STATED PROBLEM.
Drop the images; return everything else in the listing below exactly.
=======
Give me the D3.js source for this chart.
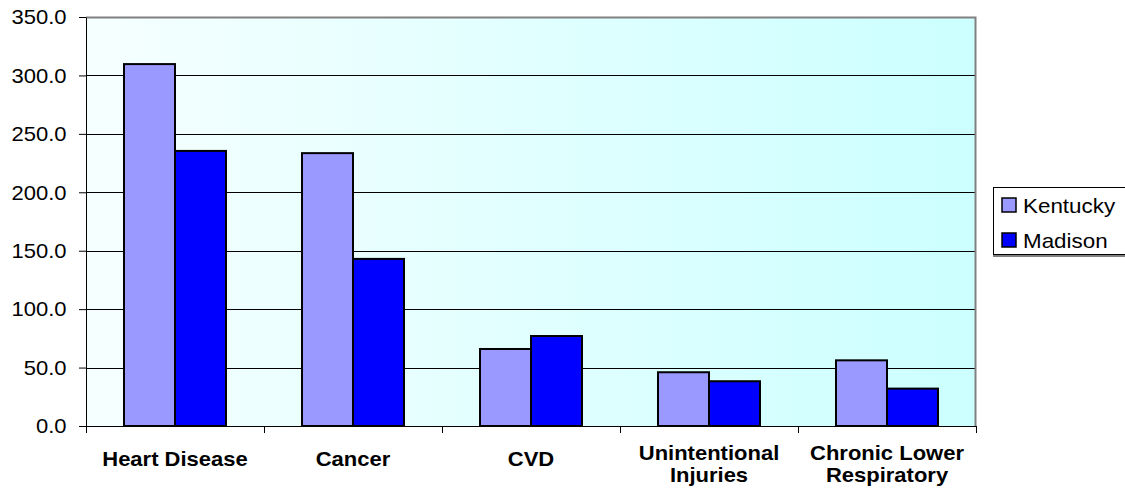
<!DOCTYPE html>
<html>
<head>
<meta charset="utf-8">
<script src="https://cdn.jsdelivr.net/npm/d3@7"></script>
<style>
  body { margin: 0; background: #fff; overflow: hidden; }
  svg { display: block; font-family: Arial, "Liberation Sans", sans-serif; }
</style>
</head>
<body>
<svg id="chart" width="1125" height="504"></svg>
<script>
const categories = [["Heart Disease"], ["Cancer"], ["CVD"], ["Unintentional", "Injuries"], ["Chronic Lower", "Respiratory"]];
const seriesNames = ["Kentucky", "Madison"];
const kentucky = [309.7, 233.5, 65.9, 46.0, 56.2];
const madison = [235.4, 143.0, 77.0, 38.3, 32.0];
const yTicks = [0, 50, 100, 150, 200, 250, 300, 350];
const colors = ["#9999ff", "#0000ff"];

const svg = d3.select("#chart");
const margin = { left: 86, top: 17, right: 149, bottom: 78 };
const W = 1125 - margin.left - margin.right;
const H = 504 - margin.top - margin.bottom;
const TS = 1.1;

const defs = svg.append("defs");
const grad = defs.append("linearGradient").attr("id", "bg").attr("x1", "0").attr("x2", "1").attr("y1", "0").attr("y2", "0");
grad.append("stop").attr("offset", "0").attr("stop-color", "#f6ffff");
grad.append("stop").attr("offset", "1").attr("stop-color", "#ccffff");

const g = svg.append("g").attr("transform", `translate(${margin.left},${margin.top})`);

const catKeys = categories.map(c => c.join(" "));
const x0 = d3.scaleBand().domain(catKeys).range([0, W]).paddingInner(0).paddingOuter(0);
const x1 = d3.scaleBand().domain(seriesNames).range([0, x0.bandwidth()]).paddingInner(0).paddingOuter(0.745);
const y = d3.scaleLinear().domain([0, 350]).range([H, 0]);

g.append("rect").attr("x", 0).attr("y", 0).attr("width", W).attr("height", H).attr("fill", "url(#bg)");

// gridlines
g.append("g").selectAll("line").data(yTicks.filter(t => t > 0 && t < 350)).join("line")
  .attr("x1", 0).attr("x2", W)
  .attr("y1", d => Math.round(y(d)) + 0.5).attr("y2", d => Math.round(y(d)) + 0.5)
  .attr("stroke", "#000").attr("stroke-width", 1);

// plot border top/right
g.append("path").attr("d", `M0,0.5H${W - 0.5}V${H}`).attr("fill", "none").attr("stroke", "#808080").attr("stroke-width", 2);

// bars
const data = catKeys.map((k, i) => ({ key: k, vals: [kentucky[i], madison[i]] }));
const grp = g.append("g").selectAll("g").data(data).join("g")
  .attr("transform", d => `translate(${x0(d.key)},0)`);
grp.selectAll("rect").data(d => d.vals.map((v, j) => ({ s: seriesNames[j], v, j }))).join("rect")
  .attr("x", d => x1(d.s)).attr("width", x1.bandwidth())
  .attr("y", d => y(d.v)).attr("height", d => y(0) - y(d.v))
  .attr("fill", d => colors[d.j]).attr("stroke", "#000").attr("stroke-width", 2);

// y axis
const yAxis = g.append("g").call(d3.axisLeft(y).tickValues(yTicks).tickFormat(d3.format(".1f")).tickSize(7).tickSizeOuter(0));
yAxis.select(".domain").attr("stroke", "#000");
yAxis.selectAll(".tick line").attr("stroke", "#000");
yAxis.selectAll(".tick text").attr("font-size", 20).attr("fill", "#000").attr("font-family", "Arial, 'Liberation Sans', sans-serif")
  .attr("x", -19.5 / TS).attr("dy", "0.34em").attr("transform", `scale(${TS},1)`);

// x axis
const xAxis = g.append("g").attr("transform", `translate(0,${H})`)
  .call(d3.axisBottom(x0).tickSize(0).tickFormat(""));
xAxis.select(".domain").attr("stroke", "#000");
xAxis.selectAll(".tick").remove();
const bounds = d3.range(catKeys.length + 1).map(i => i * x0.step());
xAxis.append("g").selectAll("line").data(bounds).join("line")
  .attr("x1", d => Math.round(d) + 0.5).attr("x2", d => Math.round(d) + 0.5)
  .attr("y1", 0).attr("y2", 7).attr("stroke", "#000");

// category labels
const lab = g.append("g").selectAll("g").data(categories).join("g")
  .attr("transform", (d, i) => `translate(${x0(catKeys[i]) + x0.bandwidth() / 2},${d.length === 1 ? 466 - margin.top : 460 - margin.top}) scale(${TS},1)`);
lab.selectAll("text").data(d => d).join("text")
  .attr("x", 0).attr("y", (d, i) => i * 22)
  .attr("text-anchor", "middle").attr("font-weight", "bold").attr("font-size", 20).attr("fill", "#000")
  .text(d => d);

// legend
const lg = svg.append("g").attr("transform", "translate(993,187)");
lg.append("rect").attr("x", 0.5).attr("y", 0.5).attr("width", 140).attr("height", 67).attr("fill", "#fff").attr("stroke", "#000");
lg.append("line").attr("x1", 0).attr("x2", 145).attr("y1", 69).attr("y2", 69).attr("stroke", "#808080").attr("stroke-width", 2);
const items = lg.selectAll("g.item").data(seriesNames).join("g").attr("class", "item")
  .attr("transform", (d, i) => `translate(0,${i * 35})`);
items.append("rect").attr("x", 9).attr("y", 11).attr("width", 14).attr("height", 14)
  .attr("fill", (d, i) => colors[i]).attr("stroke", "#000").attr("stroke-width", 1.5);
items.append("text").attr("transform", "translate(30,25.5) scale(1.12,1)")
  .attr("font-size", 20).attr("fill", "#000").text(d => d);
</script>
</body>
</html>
=======
WRITTEN RESPONSE.
Give me the D3.js source for this chart.
<!DOCTYPE html>
<html>
<head>
<meta charset="utf-8">
<script src="https://cdn.jsdelivr.net/npm/d3@7"></script>
<style>
  body { margin: 0; background: #fff; overflow: hidden; }
  svg { display: block; font-family: Arial, "Liberation Sans", sans-serif; }
</style>
</head>
<body>
<svg id="chart" width="1125" height="504"></svg>
<script>
const categories = [["Heart Disease"], ["Cancer"], ["CVD"], ["Unintentional", "Injuries"], ["Chronic Lower", "Respiratory"]];
const seriesNames = ["Kentucky", "Madison"];
const kentucky = [309.7, 233.5, 65.9, 46.0, 56.2];
const madison = [235.4, 143.0, 77.0, 38.3, 32.0];
const yTicks = [0, 50, 100, 150, 200, 250, 300, 350];
const colors = ["#9999ff", "#0000ff"];

const svg = d3.select("#chart");
const margin = { left: 86, top: 17, right: 149, bottom: 78 };
const W = 1125 - margin.left - margin.right;
const H = 504 - margin.top - margin.bottom;
const TS = 1.1;

const defs = svg.append("defs");
const grad = defs.append("linearGradient").attr("id", "bg").attr("x1", "0").attr("x2", "1").attr("y1", "0").attr("y2", "0");
grad.append("stop").attr("offset", "0").attr("stop-color", "#f6ffff");
grad.append("stop").attr("offset", "1").attr("stop-color", "#ccffff");

const g = svg.append("g").attr("transform", `translate(${margin.left},${margin.top})`);

const catKeys = categories.map(c => c.join(" "));
const x0 = d3.scaleBand().domain(catKeys).range([0, W]).paddingInner(0).paddingOuter(0);
const x1 = d3.scaleBand().domain(seriesNames).range([0, x0.bandwidth()]).paddingInner(0).paddingOuter(0.745);
const y = d3.scaleLinear().domain([0, 350]).range([H, 0]);

g.append("rect").attr("x", 0).attr("y", 0).attr("width", W).attr("height", H).attr("fill", "url(#bg)");

// gridlines
g.append("g").selectAll("line").data(yTicks.filter(t => t > 0 && t < 350)).join("line")
  .attr("x1", 0).attr("x2", W)
  .attr("y1", d => Math.round(y(d)) + 0.5).attr("y2", d => Math.round(y(d)) + 0.5)
  .attr("stroke", "#000").attr("stroke-width", 1);

// plot border top/right
g.append("path").attr("d", `M0,0.5H${W - 0.5}V${H}`).attr("fill", "none").attr("stroke", "#808080").attr("stroke-width", 2);

// bars
const data = catKeys.map((k, i) => ({ key: k, vals: [kentucky[i], madison[i]] }));
const grp = g.append("g").selectAll("g").data(data).join("g")
  .attr("transform", d => `translate(${x0(d.key)},0)`);
grp.selectAll("rect").data(d => d.vals.map((v, j) => ({ s: seriesNames[j], v, j }))).join("rect")
  .attr("x", d => x1(d.s)).attr("width", x1.bandwidth())
  .attr("y", d => y(d.v)).attr("height", d => y(0) - y(d.v))
  .attr("fill", d => colors[d.j]).attr("stroke", "#000").attr("stroke-width", 2);

// y axis
const yAxis = g.append("g").call(d3.axisLeft(y).tickValues(yTicks).tickFormat(d3.format(".1f")).tickSize(7).tickSizeOuter(0));
yAxis.select(".domain").attr("stroke", "#000");
yAxis.selectAll(".tick line").attr("stroke", "#000");
yAxis.selectAll(".tick text").attr("font-size", 20).attr("fill", "#000").attr("font-family", "Arial, 'Liberation Sans', sans-serif")
  .attr("x", -19.5 / TS).attr("dy", "0.34em").attr("transform", `scale(${TS},1)`);

// x axis
const xAxis = g.append("g").attr("transform", `translate(0,${H})`)
  .call(d3.axisBottom(x0).tickSize(0).tickFormat(""));
xAxis.select(".domain").attr("stroke", "#000");
xAxis.selectAll(".tick").remove();
const bounds = d3.range(catKeys.length + 1).map(i => i * x0.step());
xAxis.append("g").selectAll("line").data(bounds).join("line")
  .attr("x1", d => Math.round(d) + 0.5).attr("x2", d => Math.round(d) + 0.5)
  .attr("y1", 0).attr("y2", 7).attr("stroke", "#000");

// category labels
const lab = g.append("g").selectAll("g").data(categories).join("g")
  .attr("transform", (d, i) => `translate(${x0(catKeys[i]) + x0.bandwidth() / 2},${d.length === 1 ? 466 - margin.top : 460 - margin.top}) scale(${TS},1)`);
lab.selectAll("text").data(d => d).join("text")
  .attr("x", 0).attr("y", (d, i) => i * 22)
  .attr("text-anchor", "middle").attr("font-weight", "bold").attr("font-size", 20).attr("fill", "#000")
  .text(d => d);

// legend
const lg = svg.append("g").attr("transform", "translate(993,187)");
lg.append("rect").attr("x", 0.5).attr("y", 0.5).attr("width", 140).attr("height", 67).attr("fill", "#fff").attr("stroke", "#000");
lg.append("line").attr("x1", 0).attr("x2", 145).attr("y1", 69).attr("y2", 69).attr("stroke", "#808080").attr("stroke-width", 2);
const items = lg.selectAll("g.item").data(seriesNames).join("g").attr("class", "item")
  .attr("transform", (d, i) => `translate(0,${i * 35})`);
items.append("rect").attr("x", 9).attr("y", 11).attr("width", 14).attr("height", 14)
  .attr("fill", (d, i) => colors[i]).attr("stroke", "#000").attr("stroke-width", 1.5);
items.append("text").attr("transform", "translate(30,25.5) scale(1.12,1)")
  .attr("font-size", 20).attr("fill", "#000").text(d => d);
</script>
</body>
</html>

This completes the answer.